I think this would be a hard thing to come to grips with. It’s happened repeatedly throughout history—a poorer segment travels to a new country and becomes part of the lower, working class. In Korea, they were always complaining about people from Burma coming in and stealing their jobs. I remember hearing the Japanese saying the same thing about Koreans. I’ve heard Americans complain about all three. Things like this have far less to do with culture or race and far more to do with relative economic standing and fluency with the language/culture.
Knowing it happens, however, wouldn’t make it any easier to find your own people in such a state, I think.
Notice that the Idrians here often wear dark clothing. This is partially to hold to their old ways of avoiding colors, but they tend to wear clothes that are black and dark instead of light. (Though there are some who follow the more traditional way.) However, by wearing these dark colors, they completely defeat the original stated purpose of dull clothing—that of removing color to keep Awakeners from using their art.

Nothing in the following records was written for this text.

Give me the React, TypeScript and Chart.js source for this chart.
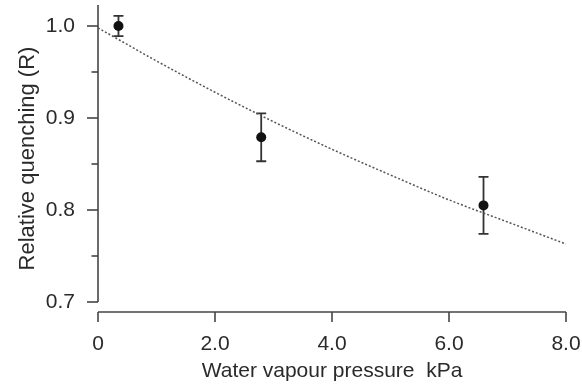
import React, { useEffect, useRef } from 'react';
import { Chart, registerables } from 'chart.js';

Chart.register(...registerables);

const pressure = [0.35, 2.79, 6.59];
const quenching = [1.0, 0.879, 0.805];
const errors = [0.011, 0.026, 0.031];

// Dotted fitted curve
const fitPressure = [0, 1, 2, 3, 4, 5, 6, 7, 8];
const fitQuenching = [0.998, 0.962, 0.928, 0.896, 0.866, 0.838, 0.811, 0.787, 0.763];

// Axis ticks
const xTicks = [0, 2, 4, 6, 8];
const xTickLabels = ['0', '2.0', '4.0', '6.0', '8.0'];
const yTicks = [0.7, 0.8, 0.9, 1.0];
const yTickLabels = ['0.7', '0.8', '0.9', '1.0'];
const yMinorTicks = [0.75, 0.85, 0.95];

const FONT = '"Liberation Sans", Arial, Helvetica, sans-serif';
const TEXT = '#2a2a2a';
const AXIS = '#454545';

const axesPlugin = {
  id: 'rAxes',
  beforeDatasetsDraw(chart: any) {
    const { ctx, chartArea, scales } = chart;
    const xs = scales.x;
    const ys = scales.y;
    ctx.save();
    ctx.strokeStyle = AXIS;
    ctx.lineWidth = 1.6;
    const ax = xs.getPixelForValue(0);
    ctx.beginPath();
    ctx.moveTo(ax, ys.getPixelForValue(yTicks[0]));
    ctx.lineTo(ax, chartArea.top);
    ctx.stroke();
    yTicks.forEach((v) => {
      const p = ys.getPixelForValue(v);
      ctx.beginPath();
      ctx.moveTo(ax - 11, p);
      ctx.lineTo(ax, p);
      ctx.stroke();
    });
    yMinorTicks.forEach((v) => {
      const p = ys.getPixelForValue(v);
      ctx.beginPath();
      ctx.moveTo(ax - 6.5, p);
      ctx.lineTo(ax, p);
      ctx.stroke();
    });
    const ay = chartArea.bottom;
    ctx.beginPath();
    ctx.moveTo(xs.getPixelForValue(xTicks[0]), ay);
    ctx.lineTo(xs.getPixelForValue(xTicks[xTicks.length - 1]), ay);
    ctx.stroke();
    xTicks.forEach((v) => {
      const p = xs.getPixelForValue(v);
      ctx.beginPath();
      ctx.moveTo(p, ay);
      ctx.lineTo(p, ay + 10);
      ctx.stroke();
    });
    ctx.strokeStyle = '#333';
    ctx.lineWidth = 1.8;
    pressure.forEach((px, i) => {
      const x = xs.getPixelForValue(px);
      const yt = ys.getPixelForValue(quenching[i] + errors[i]);
      const yb = ys.getPixelForValue(quenching[i] - errors[i]);
      ctx.beginPath();
      ctx.moveTo(x, yt);
      ctx.lineTo(x, yb);
      ctx.moveTo(x - 5, yt);
      ctx.lineTo(x + 5, yt);
      ctx.moveTo(x - 5, yb);
      ctx.lineTo(x + 5, yb);
      ctx.stroke();
    });
    ctx.restore();
  },
};

const zeroPad = (s: any) => {
  s.paddingTop = 0;
  s.paddingBottom = 0;
  s.paddingLeft = 0;
  s.paddingRight = 0;
};

export default function App() {
  const ref = useRef<HTMLCanvasElement | null>(null);
  useEffect(() => {
    if (!ref.current) return;
    const chart = new Chart(ref.current, {
      type: 'scatter',
      data: {
        datasets: [
          {
            type: 'line',
            data: fitPressure.map((x, i) => ({ x, y: fitQuenching[i] })),
            borderColor: '#555',
            borderWidth: 1.5,
            borderDash: [2, 2],
            pointRadius: 0,
            cubicInterpolationMode: 'monotone',
            fill: false,
          } as any,
          {
            data: pressure.map((x, i) => ({ x, y: quenching[i] })),
            backgroundColor: '#111',
            borderColor: '#111',
            pointRadius: 5,
            borderWidth: 0,
          },
        ],
      },
      options: {
        animation: false,
        responsive: false,
        layout: { padding: { left: 0, right: 16, top: 5, bottom: 0 } },
        plugins: { legend: { display: false }, tooltip: { enabled: false } },
        scales: {
          x: {
            type: 'linear',
            min: 0,
            max: 8,
            grid: { display: false, drawTicks: false },
            border: { display: false },
            afterBuildTicks: (s: any) => {
              s.ticks = xTicks.map((v) => ({ value: v }));
            },
            afterFit: (s: any) => {
              s.height = 80;
              zeroPad(s);
            },
            ticks: {
              padding: 20,
              color: TEXT,
              font: { family: FONT, size: 21 },
              callback: (v: any) => xTickLabels[xTicks.indexOf(Number(v))] ?? '',
            },
            title: {
              display: true,
              text: 'Water vapour pressure  kPa',
              color: TEXT,
              font: { family: FONT, size: 21 },
              padding: { top: 0, bottom: 8 },
            },
          },
          y: {
            type: 'linear',
            min: 0.7 - 10 / 920,
            max: 1.0 + 21 / 920,
            grid: { display: false, drawTicks: false },
            border: { display: false },
            afterBuildTicks: (s: any) => {
              s.ticks = yTicks.map((v) => ({ value: v }));
            },
            afterFit: (s: any) => {
              s.width = 98;
              zeroPad(s);
            },
            ticks: {
              padding: 23,
              color: TEXT,
              font: { family: FONT, size: 21 },
              callback: (v: any) => {
                const i = yTicks.findIndex((t) => Math.abs(t - Number(v)) < 1e-6);
                return i >= 0 ? yTickLabels[i] : '';
              },
            },
            title: {
              display: true,
              text: 'Relative quenching (R)',
              color: TEXT,
              font: { family: FONT, size: 22 },
              padding: { top: 15, bottom: 0 },
            },
          },
        },
      },
      plugins: [axesPlugin],
    });
    return () => chart.destroy();
  }, []);
  return (
    <div style={{ position: 'fixed', left: 0, top: 0, width: 582, height: 392, background: '#fff' }}>
      <canvas ref={ref} width={582} height={392} />
    </div>
  );
}
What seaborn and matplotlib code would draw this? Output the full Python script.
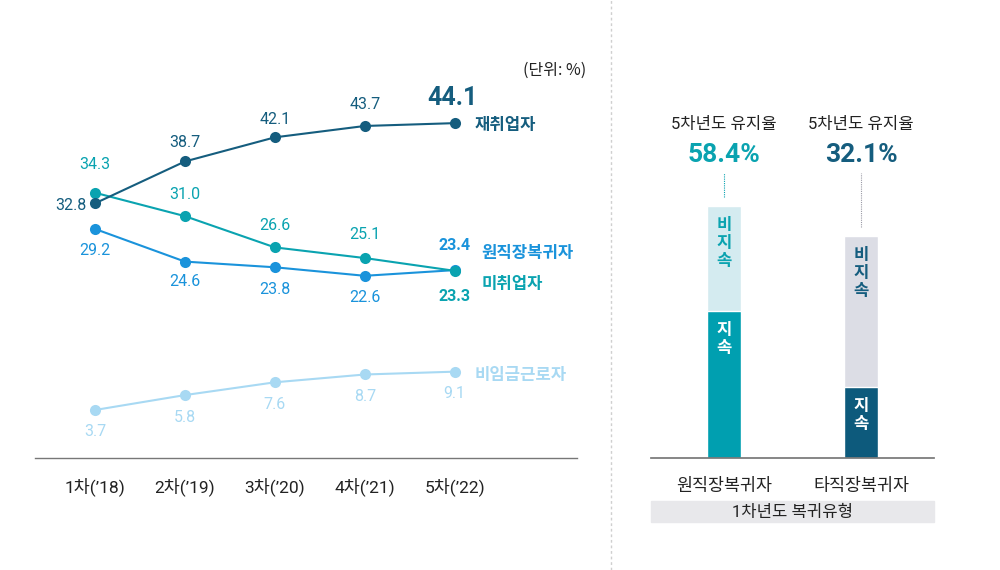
import matplotlib
matplotlib.use("Agg")
import matplotlib.pyplot as plt
from matplotlib.lines import Line2D
from matplotlib.patches import Rectangle
import pandas as pd
import seaborn as sns

# ─── Data ─────────────────────────────────────────────────────────────────────
waves = ["1차(’18)", "2차(’19)", "3차(’20)", "4차(’21)", "5차(’22)"]
reemployed = [32.8, 38.7, 42.1, 43.7, 44.1]      # 재취업자
same_job = [34.3, 31.0, 26.6, 25.1, 23.3]        # 원직장복귀자 (teal line)
unemployed = [29.2, 24.6, 23.8, 22.6, 23.4]      # 미취업자 (blue line)
non_wage = [3.7, 5.8, 7.6, 8.7, 9.1]             # 비임금근로자

return_types = ["원직장복귀자", "타직장복귀자"]
retention = [58.4, 32.1]       # 5차년도 유지율
bar_total = [100, 88]          # visual height of each stacked bar

# ─── Style ────────────────────────────────────────────────────────────────────
sns.set_theme(style="white")
FONT = ["Roboto", "Noto Sans CJK KR", "DejaVu Sans"]
KFONT = ["Noto Sans CJK KR", "DejaVu Sans"]
plt.rcParams["font.family"] = KFONT

NAVY = "#155d7e"
TEAL = "#0aa3b0"
BLUE = "#1a93db"
LIGHT = "#a8d9f3"
TEXT = "#222222"

fig = plt.figure(figsize=(10, 5.7), dpi=100)

# ─── Left: line chart ─────────────────────────────────────────────────────────
ax = fig.add_axes([0.035, 1 - 458 / 570, 0.542, 408 / 570])

series = {"비임금근로자": non_wage, "미취업자": unemployed,
          "원직장복귀자": same_job, "재취업자": reemployed}
palette = {"재취업자": NAVY, "원직장복귀자": TEAL,
           "미취업자": BLUE, "비임금근로자": LIGHT}
df = pd.DataFrame([
    {"wave": i, "series": name, "value": v}
    for name, vals in series.items() for i, v in enumerate(vals)
])
sns.lineplot(data=df, x="wave", y="value", hue="series", palette=palette,
             hue_order=list(series), marker="o", markersize=8,
             markeredgewidth=0, linewidth=1.5, legend=False, ax=ax)

ax.set_xlim(-0.667, 5.36)
ax.set_ylim(-3.06, 54.4)
ax.set_xticks(range(len(waves)))
ax.set_xticklabels(waves, fontsize=12.5, color=TEXT, family=FONT)
ax.tick_params(axis="x", length=0, pad=14)
ax.set_yticks([])
ax.set_xlabel(""); ax.set_ylabel("")
for s in ["top", "left", "right"]:
    ax.spines[s].set_visible(False)
ax.spines["bottom"].set_color("#777777")
ax.spines["bottom"].set_linewidth(1)


def lab(x, y, txt, color, dx=0, dy=0, size=11.5, weight="normal", ha="center",
        family=FONT):
    ax.annotate(txt, (x, y), xytext=(dx, dy), textcoords="offset pixels",
                ha=ha, va="center", fontsize=size, color=color,
                fontweight=weight, family=family)


# value labels
dark_dy = [0, 19, 18, 21, 0]
for i, v in enumerate(reemployed):
    if i == 0:
        lab(i, v, f"{v:.1f}", NAVY, dx=-24, dy=-2)
    elif i == 4:
        lab(i, v, f"{v:.1f}", NAVY, dx=-2, dy=25, size=18, weight="bold")
    else:
        lab(i, v, f"{v:.1f}", NAVY, dy=dark_dy[i])
teal_dy = [28, 22, 22, 24, -26]
for i, v in enumerate(same_job):
    lab(i, v, f"{v:.1f}", TEAL, dy=teal_dy[i], weight="bold" if i == 4 else "normal")
blue_dy = [-22, -20, -22, -22, 25]
for i, v in enumerate(unemployed):
    lab(i, v, f"{v:.1f}", BLUE, dy=blue_dy[i], weight="bold" if i == 4 else "normal")
for i, v in enumerate(non_wage):
    lab(i, v, f"{v:.1f}", LIGHT, dy=-22)

# series names
lab(4, reemployed[4], "재취업자", NAVY, dx=20, dy=-2, size=12, weight="bold",
    ha="left", family=KFONT)
lab(4, unemployed[4], "원직장복귀자", BLUE, dx=27, dy=17, size=12, weight="bold",
    ha="left", family=KFONT)
lab(4, same_job[4], "미취업자", TEAL, dx=27, dy=-13, size=12, weight="bold",
    ha="left", family=KFONT)
lab(4, non_wage[4], "비임금근로자", LIGHT, dx=20, dy=-3, size=12, weight="bold",
    ha="left", family=KFONT)

fig.text(586 / 1000, 1 - 70 / 570, "(단위: %)", ha="right", va="center",
         fontsize=11.5, color=TEXT)

# separator
fig.add_artist(Line2D([611 / 1000, 611 / 1000], [0, 1], transform=fig.transFigure,
                      color="#cfcfcf", linewidth=1, linestyle=(0, (2, 2))))

# ─── Right: stacked bars ──────────────────────────────────────────────────────
bx = fig.add_axes([0.651, 1 - 458 / 570, 0.283, 408 / 570])
light_cols = ["#d4ebf0", "#dcdde5"]
dark_cols = ["#009fb0", "#0d5a7c"]
head_cols = [TEAL, NAVY]
kept = [t * r / 100 for t, r in zip(bar_total, retention)]

bdf = pd.DataFrame({"type": return_types, "total": bar_total, "kept": kept})
sns.barplot(data=bdf, x="type", y="total", hue="type", palette=light_cols,
            width=0.248, saturation=1, legend=False, ax=bx)
sns.barplot(data=bdf, x="type", y="kept", hue="type", palette=dark_cols,
            width=0.248, saturation=1, legend=False, ax=bx)

bx.set_xlim(-0.533, 1.533)
bx.set_ylim(0, 161.9)
bx.set_yticks([])
bx.set_xlabel(""); bx.set_ylabel("")
bx.tick_params(axis="x", length=0, pad=14, labelsize=12.5, labelcolor=TEXT)
for s in ["top", "left", "right"]:
    bx.spines[s].set_visible(False)
bx.spines["bottom"].set_color("#777777")

px = 2.52  # pixels per unit
for i in range(len(return_types)):
    bx.text(i, (458 - 125) / px, "5차년도 유지율", ha="center", va="center",
            fontsize=12, color=TEXT, family=FONT)
    bx.text(i, (458 - 155) / px, f"{retention[i]}%", ha="center", va="center",
            fontsize=19, fontweight="bold", color=head_cols[i], family=FONT)
    bx.vlines(i, bar_total[i] + 9 / px, (458 - 173) / px,
              color=head_cols[i] if i == 0 else "#9a9aa5",
              linewidth=0.8, linestyles=(0, (1, 1)))
    bx.text(i, bar_total[i] - 10 / px, "비\n지\n속", ha="center", va="top",
            fontsize=12, fontweight="bold", color=head_cols[i], linespacing=1.0)
    bx.text(i, kept[i] - 10 / px, "지\n속", ha="center", va="top",
            fontsize=12, fontweight="bold", color="white", linespacing=1.0)

fig.add_artist(Rectangle((0.651, 1 - 522 / 570), 0.283, 21 / 570,
                         transform=fig.transFigure, color="#e8e8eb", zorder=0))
fig.text(0.7925, 1 - 512 / 570, "1차년도 복귀유형", ha="center", va="center",
         fontsize=12, color=TEXT, family=FONT)

plt.savefig("out.png", dpi=100)
plt.close()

Vivenna Meets with the Slumlords
When I write a scene like this, I am never quite certain how much time I want to spend distinguishing the side characters who make an appearance. (Another scene like this is the one where Lightsong plays the game with the three other gods.) Here, we’re introduced to three different slumlords. They all have distinct personalities and different ways of looking at how Vivenna can help them. However, how much time do I spend explaining them and making them have an impact? It’s a tough line to walk. I don’t want to bog the scene down and spend a lot of time on characters you’ll never see again, but I also don’t want the scene to feel ambiguous or lacking precision because you can’t imagine the slumlords.
I suspect that most readers won’t care about telling the difference between the three, so I don’t dwell on it—but I try to give hints that will help those who want to visualize the scene exactly.
Anyway, that’s a tangent. Meeting with these men was a mistake, something that Vivenna realizes partway through the meeting. There is little she can gain from them—and that which she could gain she’s not prepared to ask for. She should have come with more of a plan. Instead, she did what she’s done for most of the book—that is, pretend that she is in charge and in control, while in fact she’s just floating along with whatever comes at her.
I think this is the big thing Vivenna has to realize in the book. She has never had a good plan of how to deal with things in T’Telir. Unfortunately, I don’t think she can learn until she falls a bit.